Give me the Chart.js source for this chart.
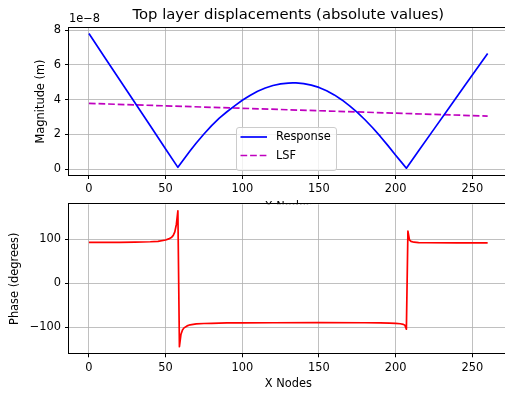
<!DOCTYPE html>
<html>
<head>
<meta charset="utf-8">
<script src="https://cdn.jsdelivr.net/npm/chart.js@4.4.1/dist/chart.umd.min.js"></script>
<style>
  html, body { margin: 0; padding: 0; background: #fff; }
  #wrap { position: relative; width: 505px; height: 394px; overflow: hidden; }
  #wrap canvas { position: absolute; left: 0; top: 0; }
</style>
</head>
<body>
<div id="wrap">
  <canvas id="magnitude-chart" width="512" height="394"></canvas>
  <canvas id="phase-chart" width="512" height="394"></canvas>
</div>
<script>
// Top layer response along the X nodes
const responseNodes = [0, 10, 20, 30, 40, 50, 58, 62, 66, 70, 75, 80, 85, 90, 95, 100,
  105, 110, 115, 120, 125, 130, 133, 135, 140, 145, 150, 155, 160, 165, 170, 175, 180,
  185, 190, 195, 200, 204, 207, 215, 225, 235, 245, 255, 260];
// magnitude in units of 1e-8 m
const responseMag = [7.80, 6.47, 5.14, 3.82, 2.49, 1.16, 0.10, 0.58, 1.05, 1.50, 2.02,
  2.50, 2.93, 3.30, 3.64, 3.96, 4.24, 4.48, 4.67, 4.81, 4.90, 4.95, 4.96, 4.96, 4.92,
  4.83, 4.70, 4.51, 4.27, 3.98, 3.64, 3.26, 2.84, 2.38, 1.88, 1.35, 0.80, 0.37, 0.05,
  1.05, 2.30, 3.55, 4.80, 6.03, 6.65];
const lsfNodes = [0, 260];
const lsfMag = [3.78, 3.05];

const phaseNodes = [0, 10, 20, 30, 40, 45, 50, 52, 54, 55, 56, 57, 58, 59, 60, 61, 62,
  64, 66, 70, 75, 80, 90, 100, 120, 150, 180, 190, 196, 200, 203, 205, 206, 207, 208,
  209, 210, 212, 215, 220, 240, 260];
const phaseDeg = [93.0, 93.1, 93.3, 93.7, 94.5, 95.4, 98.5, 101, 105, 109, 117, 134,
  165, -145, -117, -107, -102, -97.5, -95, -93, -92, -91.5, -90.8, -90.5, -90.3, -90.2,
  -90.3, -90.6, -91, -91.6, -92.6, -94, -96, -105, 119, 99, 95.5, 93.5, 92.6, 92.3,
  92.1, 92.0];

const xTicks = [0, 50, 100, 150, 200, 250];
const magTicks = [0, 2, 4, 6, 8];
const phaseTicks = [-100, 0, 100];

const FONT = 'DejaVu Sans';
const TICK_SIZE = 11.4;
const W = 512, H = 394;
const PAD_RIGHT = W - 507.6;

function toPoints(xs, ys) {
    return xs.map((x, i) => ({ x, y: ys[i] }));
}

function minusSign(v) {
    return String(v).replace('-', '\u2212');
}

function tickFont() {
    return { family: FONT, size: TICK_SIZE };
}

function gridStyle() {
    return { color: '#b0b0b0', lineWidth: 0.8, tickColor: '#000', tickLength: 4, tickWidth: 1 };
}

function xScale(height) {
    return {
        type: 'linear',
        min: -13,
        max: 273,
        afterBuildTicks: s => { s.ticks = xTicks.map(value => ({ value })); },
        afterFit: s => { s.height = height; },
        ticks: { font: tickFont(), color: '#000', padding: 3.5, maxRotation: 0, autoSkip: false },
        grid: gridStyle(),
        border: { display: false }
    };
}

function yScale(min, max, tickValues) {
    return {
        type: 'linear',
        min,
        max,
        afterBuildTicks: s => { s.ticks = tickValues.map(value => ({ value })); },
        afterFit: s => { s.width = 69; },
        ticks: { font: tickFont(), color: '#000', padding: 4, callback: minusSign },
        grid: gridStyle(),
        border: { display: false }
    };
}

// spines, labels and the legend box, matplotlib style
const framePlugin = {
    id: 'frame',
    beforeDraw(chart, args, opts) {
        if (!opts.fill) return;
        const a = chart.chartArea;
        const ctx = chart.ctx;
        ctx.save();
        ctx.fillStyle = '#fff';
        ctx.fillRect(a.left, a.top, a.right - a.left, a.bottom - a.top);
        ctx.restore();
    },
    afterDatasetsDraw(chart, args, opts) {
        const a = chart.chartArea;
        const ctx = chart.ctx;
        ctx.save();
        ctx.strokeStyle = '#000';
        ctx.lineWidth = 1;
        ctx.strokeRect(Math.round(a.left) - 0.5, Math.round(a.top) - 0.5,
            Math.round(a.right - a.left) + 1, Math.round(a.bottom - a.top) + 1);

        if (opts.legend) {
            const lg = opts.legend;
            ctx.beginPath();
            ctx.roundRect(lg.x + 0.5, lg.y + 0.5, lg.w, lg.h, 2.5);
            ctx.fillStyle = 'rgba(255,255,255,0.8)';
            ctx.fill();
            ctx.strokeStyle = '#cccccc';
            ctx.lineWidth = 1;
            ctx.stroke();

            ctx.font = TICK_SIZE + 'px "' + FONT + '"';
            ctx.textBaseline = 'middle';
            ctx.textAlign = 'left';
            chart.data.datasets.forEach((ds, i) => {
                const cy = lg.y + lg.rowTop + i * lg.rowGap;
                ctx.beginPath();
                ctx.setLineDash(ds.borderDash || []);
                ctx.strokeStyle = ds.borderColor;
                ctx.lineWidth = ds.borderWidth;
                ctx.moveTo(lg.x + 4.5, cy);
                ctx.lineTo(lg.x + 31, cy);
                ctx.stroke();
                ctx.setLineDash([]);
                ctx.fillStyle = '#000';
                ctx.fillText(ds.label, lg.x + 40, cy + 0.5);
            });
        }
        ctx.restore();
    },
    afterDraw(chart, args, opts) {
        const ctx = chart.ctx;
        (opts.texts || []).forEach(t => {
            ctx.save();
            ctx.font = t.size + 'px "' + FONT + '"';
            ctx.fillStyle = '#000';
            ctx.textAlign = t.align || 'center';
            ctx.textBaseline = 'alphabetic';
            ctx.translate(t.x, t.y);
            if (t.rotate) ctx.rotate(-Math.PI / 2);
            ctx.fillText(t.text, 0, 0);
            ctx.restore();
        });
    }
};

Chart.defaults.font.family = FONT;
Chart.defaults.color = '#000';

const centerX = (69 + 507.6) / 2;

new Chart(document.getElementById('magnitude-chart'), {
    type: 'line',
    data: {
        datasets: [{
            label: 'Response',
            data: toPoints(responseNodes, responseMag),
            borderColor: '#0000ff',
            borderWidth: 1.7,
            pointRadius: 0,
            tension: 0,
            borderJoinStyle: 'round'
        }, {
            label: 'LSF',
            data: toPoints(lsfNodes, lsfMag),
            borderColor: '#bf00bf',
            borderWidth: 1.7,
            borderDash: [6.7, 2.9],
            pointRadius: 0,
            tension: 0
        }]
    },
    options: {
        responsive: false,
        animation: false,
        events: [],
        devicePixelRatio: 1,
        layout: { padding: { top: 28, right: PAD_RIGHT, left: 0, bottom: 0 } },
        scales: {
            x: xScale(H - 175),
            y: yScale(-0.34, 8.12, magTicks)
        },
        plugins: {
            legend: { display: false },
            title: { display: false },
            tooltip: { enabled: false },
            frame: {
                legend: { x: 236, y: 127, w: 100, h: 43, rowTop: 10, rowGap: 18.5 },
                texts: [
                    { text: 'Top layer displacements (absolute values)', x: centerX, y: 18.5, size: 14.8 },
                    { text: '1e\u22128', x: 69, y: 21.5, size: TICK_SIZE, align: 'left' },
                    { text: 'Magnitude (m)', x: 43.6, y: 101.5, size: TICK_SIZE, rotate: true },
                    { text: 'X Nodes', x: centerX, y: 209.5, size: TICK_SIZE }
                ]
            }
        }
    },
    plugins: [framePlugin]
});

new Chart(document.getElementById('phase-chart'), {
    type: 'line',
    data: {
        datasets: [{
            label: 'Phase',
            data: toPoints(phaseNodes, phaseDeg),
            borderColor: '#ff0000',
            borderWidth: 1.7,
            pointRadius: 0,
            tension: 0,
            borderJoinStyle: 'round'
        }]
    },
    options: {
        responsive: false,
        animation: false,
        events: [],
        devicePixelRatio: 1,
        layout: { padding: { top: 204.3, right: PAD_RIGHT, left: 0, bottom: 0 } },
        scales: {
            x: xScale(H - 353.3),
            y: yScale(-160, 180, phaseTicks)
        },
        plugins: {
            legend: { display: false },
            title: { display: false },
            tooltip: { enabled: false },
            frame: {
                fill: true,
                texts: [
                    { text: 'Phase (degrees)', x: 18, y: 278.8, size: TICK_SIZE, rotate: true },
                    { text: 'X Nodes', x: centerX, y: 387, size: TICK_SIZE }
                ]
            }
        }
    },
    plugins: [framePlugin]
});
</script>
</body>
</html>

=======

**Exercise brief:** Only lines belong in the copy: transcribe those from the start of the data through the line that contains "const PAD_RIGHT = W - 507.6;", and skip the pictures.

**Expected output:**
Give me the Chart.js source for this chart.
<!DOCTYPE html>
<html>
<head>
<meta charset="utf-8">
<script src="https://cdn.jsdelivr.net/npm/chart.js@4.4.1/dist/chart.umd.min.js"></script>
<style>
  html, body { margin: 0; padding: 0; background: #fff; }
  #wrap { position: relative; width: 505px; height: 394px; overflow: hidden; }
  #wrap canvas { position: absolute; left: 0; top: 0; }
</style>
</head>
<body>
<div id="wrap">
  <canvas id="magnitude-chart" width="512" height="394"></canvas>
  <canvas id="phase-chart" width="512" height="394"></canvas>
</div>
<script>
// Top layer response along the X nodes
const responseNodes = [0, 10, 20, 30, 40, 50, 58, 62, 66, 70, 75, 80, 85, 90, 95, 100,
  105, 110, 115, 120, 125, 130, 133, 135, 140, 145, 150, 155, 160, 165, 170, 175, 180,
  185, 190, 195, 200, 204, 207, 215, 225, 235, 245, 255, 260];
// magnitude in units of 1e-8 m
const responseMag = [7.80, 6.47, 5.14, 3.82, 2.49, 1.16, 0.10, 0.58, 1.05, 1.50, 2.02,
  2.50, 2.93, 3.30, 3.64, 3.96, 4.24, 4.48, 4.67, 4.81, 4.90, 4.95, 4.96, 4.96, 4.92,
  4.83, 4.70, 4.51, 4.27, 3.98, 3.64, 3.26, 2.84, 2.38, 1.88, 1.35, 0.80, 0.37, 0.05,
  1.05, 2.30, 3.55, 4.80, 6.03, 6.65];
const lsfNodes = [0, 260];
const lsfMag = [3.78, 3.05];

const phaseNodes = [0, 10, 20, 30, 40, 45, 50, 52, 54, 55, 56, 57, 58, 59, 60, 61, 62,
  64, 66, 70, 75, 80, 90, 100, 120, 150, 180, 190, 196, 200, 203, 205, 206, 207, 208,
  209, 210, 212, 215, 220, 240, 260];
const phaseDeg = [93.0, 93.1, 93.3, 93.7, 94.5, 95.4, 98.5, 101, 105, 109, 117, 134,
  165, -145, -117, -107, -102, -97.5, -95, -93, -92, -91.5, -90.8, -90.5, -90.3, -90.2,
  -90.3, -90.6, -91, -91.6, -92.6, -94, -96, -105, 119, 99, 95.5, 93.5, 92.6, 92.3,
  92.1, 92.0];

const xTicks = [0, 50, 100, 150, 200, 250];
const magTicks = [0, 2, 4, 6, 8];
const phaseTicks = [-100, 0, 100];

const FONT = 'DejaVu Sans';
const TICK_SIZE = 11.4;
const W = 512, H = 394;
const PAD_RIGHT = W - 507.6;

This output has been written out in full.